Podría haber sido mucho peor. Cuando Donald Trump llegó a la Casa Blanca, lo hizo gracias a la banal retórica sobre lo espantosos que son los acuerdos comerciales. Tuvo una especial animosidad contra el Tratado de Libre Comercio de América del Norte (Nafta) sellado con México y Canadá, al cual llamó "el peor acuerdo comercial que quizás se haya firmado" y prometió destruirlo o cambiarlo radicalmente.
Casi dos años después, el Nafta no sufrió ninguno de esos dos destinos. El domingo a la noche Estados Unidos y Canadá acordaron revisar el tratado, que ahora lleva el nombre de Acuerdo Estados Unidos-México-Canadá. Definitivamente el acuerdo es en términos generales la peor de esas revisiones. El Congreso estadounidense, que debe aprobarlo, debería tratar de mejorarlo o al menos no debilitarlo más. Pero gracias mayormente al decisivo esfuerzo de Canadá de mantener el pacto vivo y funcional, se evitó un serio daño.
Desde sus inicios en 1994, el Nafta generó una mayormente inmerecida desaprobación por supuestamente vaciar la producción industrial en Estados Unidos. Si bien al acuerdo definitivamente no brindó todos los beneficios que se habían prometido, en el mercado automotor facilitó la creación de eficientes cadenas de abastecimiento entre los tres países.
Esas cadenas de suministro se vieron amenazadas por una de las principales exigencias de Washington, un intento de trasladar más producción a Estados Unidos independientemente del costo que ello signifique en cuanto a la eficiencia y la competitividad.
Finalmente, los cambios de las llamadas "reglas de origen" que rigen el uso de contenido importado dificultarán pero probablemente no dañen en gran medida las operaciones de las automotrices en los tres países.
Asimismo, Canadá logró retener un preciado proceso de resolución de disputas que usó numerosas veces en el pasado y con buenos resultados para evitar el excesivo uso de aranceles antidumping y antisubsidios por parte de Estados Unidos, en particular contra sus exportaciones de madera.
Se evitó un mayor daño cuando Ottawa se opuso con éxito a la idea de Washington de que el pacto entero debía caducar a menos que fuera renovado cada cinco años. Eso habría creado una gran incertidumbre entre las empresas y tendría a los funcionarios en modo negociación de manera más o menos permanente.
En cambio, el USMCA tendrá una duración de 16 años renovable cada seis años. Eso no es bueno, pero no es catastrófico. Algunas partes del acuerdo son realmente positivas. Canadá permitió un poco más de acceso a su tan regulado mercado de productos lácteos. Pero en general, fue un ejercicio de limitación del daño.
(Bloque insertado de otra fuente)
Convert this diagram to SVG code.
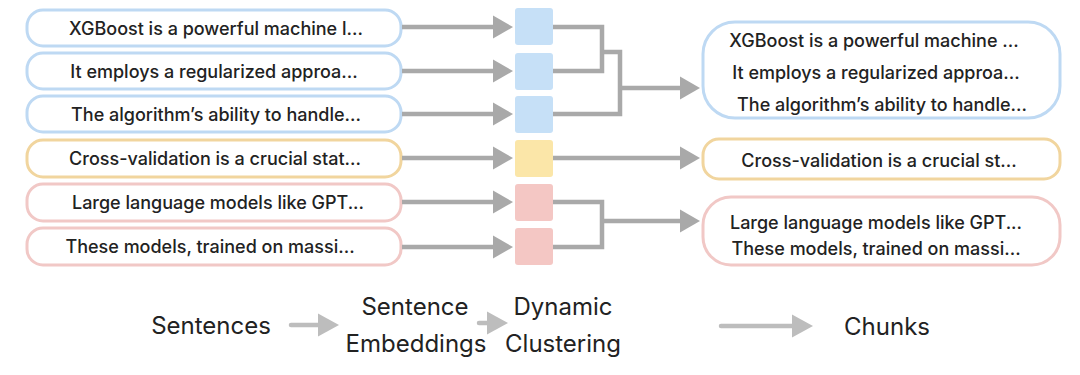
<svg xmlns="http://www.w3.org/2000/svg" width="1080" height="375" viewBox="0 0 1080 375">
<defs>
<marker id="ah" markerUnits="userSpaceOnUse" markerWidth="20" markerHeight="24" refX="0" refY="12" orient="auto">
<path d="M0,0.5 L20,12 L0,23.5 z" fill="#a9a9a9"/>
</marker>
<marker id="ah2" markerUnits="userSpaceOnUse" markerWidth="22" markerHeight="24" refX="0" refY="12" orient="auto">
<path d="M0,0.5 L21,12 L0,23.5 z" fill="#bdbdbd"/>
</marker>
<style>
.t{font-family:Inter,"Liberation Sans",sans-serif;font-size:18px;font-weight:500;fill:#222;text-anchor:middle;dominant-baseline:central}
.b{font-family:Inter,"Liberation Sans",sans-serif;font-size:24px;fill:#222;text-anchor:middle;dominant-baseline:central}
.bl{fill:#fff;stroke:#bed9f3;stroke-width:3}
.or{fill:#fff;stroke:#f1d59e;stroke-width:3}
.pk{fill:#fff;stroke:#f1c8c6;stroke-width:3}
.c{fill:none;stroke:#a9a9a9;stroke-width:4.5}
.c2{fill:none;stroke:#bdbdbd;stroke-width:4.5;stroke-linecap:round}
</style>
</defs>
<rect width="1080" height="375" fill="#fff"/>

<g id="s1"><rect class="bl" x="27" y="10" width="374" height="36" rx="16"/><text class="t" x="216" y="28">XGBoost is a powerful machine l...</text></g>
<g id="s2"><rect class="bl" x="27" y="53" width="374" height="36" rx="16"/><text class="t" x="214" y="71">It employs a regularized approa...</text></g>
<g id="s3"><rect class="bl" x="27" y="96" width="374" height="36" rx="16"/><text class="t" x="216" y="114">The algorithm’s ability to handle...</text></g>
<g id="s4"><rect class="or" x="27" y="140" width="374" height="37" rx="16"/><text class="t" x="215" y="158">Cross-validation is a crucial stat...</text></g>
<g id="s5"><rect class="pk" x="27" y="184" width="374" height="37" rx="16"/><text class="t" x="218" y="202">Large language models like GPT...</text></g>
<g id="s6"><rect class="pk" x="27" y="228" width="374" height="37" rx="16"/><text class="t" x="210" y="246">These models, trained on massi...</text></g>

<g id="e1"><rect x="515" y="8" width="38" height="37" rx="3" fill="#c6e0f7"/></g>
<g id="e2"><rect x="515" y="53" width="38" height="37" rx="3" fill="#c6e0f7"/></g>
<g id="e3"><rect x="515" y="96" width="38" height="37" rx="3" fill="#c6e0f7"/></g>
<g id="e4"><rect x="515" y="140" width="38" height="37" rx="3" fill="#fbe6a8"/></g>
<g id="e5"><rect x="515" y="184" width="38" height="37" rx="3" fill="#f4c7c4"/></g>
<g id="e6"><rect x="515" y="228" width="38" height="37" rx="3" fill="#f4c7c4"/></g>

<g id="k1"><rect class="bl" x="703" y="22" width="357" height="96" rx="32"/>
<text class="t" x="874" y="40">XGBoost is a powerful machine ...</text>
<text class="t" x="876" y="72">It employs a regularized approa...</text>
<text class="t" x="882" y="104">The algorithm’s ability to handle...</text></g>
<g id="k2"><rect class="or" x="703" y="139" width="357" height="40" rx="16"/><text class="t" x="879" y="160">Cross-validation is a crucial st...</text></g>
<g id="k3"><rect class="pk" x="703" y="197" width="357" height="68" rx="28"/>
<text class="t" x="876" y="222">Large language models like GPT...</text>
<text class="t" x="876" y="248">These models, trained on massi...</text></g>

<g id="connectors">
<path class="c" d="M402,27 H493" marker-end="url(#ah)"/>
<path class="c" d="M402,71 H493" marker-end="url(#ah)"/>
<path class="c" d="M402,114 H493" marker-end="url(#ah)"/>
<path class="c" d="M402,158 H493" marker-end="url(#ah)"/>
<path class="c" d="M402,202 H493" marker-end="url(#ah)"/>
<path class="c" d="M402,247 H493" marker-end="url(#ah)"/>
<path class="c" d="M553,27 H602 V71 H553"/>
<path class="c" d="M602,52 H620 V114 H553"/>
<path class="c" d="M620,88 H680" marker-end="url(#ah)"/>
<path class="c" d="M553,158 H680" marker-end="url(#ah)"/>
<path class="c" d="M553,202 H602 V247 H553"/>
<path class="c" d="M602,221 H680" marker-end="url(#ah)"/>
<path class="c2" d="M291,325 H318" marker-end="url(#ah2)"/>
<path class="c2" d="M479,323 H487" marker-end="url(#ah2)"/>
<path class="c2" d="M721,326 H792" marker-end="url(#ah2)"/>
</g>

<g id="labels">
<text class="b" x="211" y="325">Sentences</text>
<text class="b" x="415" y="306">Sentence</text>
<text class="b" x="416" y="343">Embeddings</text>
<text class="b" x="563" y="306">Dynamic</text>
<text class="b" x="563" y="343">Clustering</text>
<text class="b" x="887" y="326">Chunks</text>
</g>
</svg>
El mérito de eso es de Canadá. Pese a haber sido abandonado por su pares mexicanos, que no cumplieron con la promesa de negociar sólo de manera trilateral y otorgaron concesiones bilaterales a Washington, la administración de Justin Trudeau obtuvo un amplio apoyo interno para asumir una postura inflexible y luego negoció con dureza sus propias prioridades.
El resto del mundo debería tomar nota. Es posible conseguir un acuerdo comercial razonable incluso del irascible y excéntrico Trump, o al menos de Robert Lighthizer, el representante comercial estadounidense.
Es esencial contar con un sólido respaldo político y tener prioridades claras. La solidaridad con otros países afectados también es importante. Canadá habría podido moderar aún más las cláusulas que rigen el área automotriz si hubiera coordinado con México.
Independientemente de su total guerra comercial con China, que muestra pocas señales de ceder, Trump también está impulsando a la UE y a Japón a cerrar acuerdos bilaterales. Bruselas en particular podría haber exigido que EE.UU. levante de aranceles al aluminio y acero que le fijó a sus exportaciones antes de comenzar a hablar. Al menos, la UE y Japón deberían darse cuenta que mantener la calma y resistir a las fanfarronadas puede dar sus frutos.